Amazon's biggest problem is digital

So now you know what it takes to bring down loads of websites in one fell swoop. The answer is not a lot.

We all know about the outage at AWS on 28 February which affected its US-East 1 data centre and disrupted access to a number of websites including Netflix, Slack, Tinder, Airbnb, the US SEC, Expedia and Prime Instant Video.

The extent of the disruption, which lasted for five hours, reflected Amazon’s dominant position in the cloud market where it has a share of more than 40%. It also showed that many of its customers had placed all of their data in the one centre instead of spreading it across a number of locations to provide redundancy.

Some people reading Amazon’s summary of the S3 service disruption, might be surprised at just how brittle the system appears to be.

According to Amazon, the S3 team “was debugging an issue causing the S3 billing system to progress more slowly than expected”. An S3 team member “using an established playbook executed a command which was intended to remove a small number of servers for one of the S3 subsystems that is used by the S3 billing process. Unfortunately, one of the inputs to the command was entered incorrectly and a larger set of servers was removed than intended”.

And then, like a house of cards or a Jenga tower or a chorus of Dem Bones, everything started to unravel in a most unwelcome sequence. In Amazon’s words: “The servers that were inadvertently removed supported two other S3 subsystems. Both subsystems required a full restart and while they were being restarted “S3 was unable to service requests. Other AWS services in the US-EAST-1 Region that rely on S3 for storage, including the S3 console, Amazon Elastic Compute Cloud (EC2) new instance launches, Amazon Elastic Block Store (EBS) volumes (when data was needed from an S3 snapshot), and AWS Lambda were also impacted while the S3 APIs were unavailable”.

Further, Amazon revealed it had not “completely restarted the index subsystem or the placement subsystem in our larger regions for many years”. This was compounded by the massive growth of S3 “over the last several years and the process of restarting these services and running the necessary safety checks to validate the integrity of the metadata took longer than expected”.

Amazon apologised to customers and pledged to make changes to ensure the problem didn’t happen again. “While we are proud of our long track record of availability with Amazon S3, we know how critical this service is to our customers, their applications and end users, and their businesses.
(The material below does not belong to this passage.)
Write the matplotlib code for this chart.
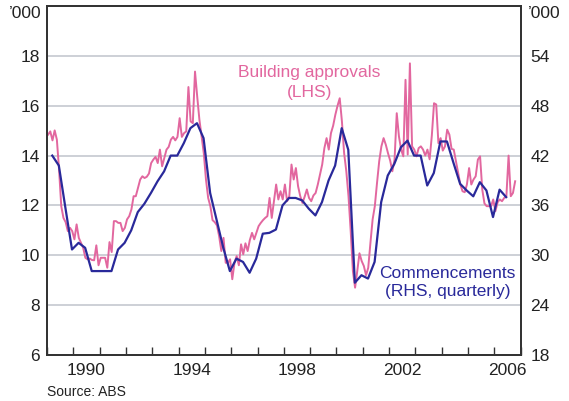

We will do everything we can to learn from this event and use it to improve our availability even further,” it concluded.

Let’s hope so because a lot of companies and customers rely on AWS for their cloud activities and the outage demonstrates the potential pitfalls of doing so. As people are left to ponder on just how reliable and robust their cloud services are, perhaps they can afford a wry grimace at the thought that, if nothing else, the service disruption brings a whole new meaning to “giving the Internet the finger”.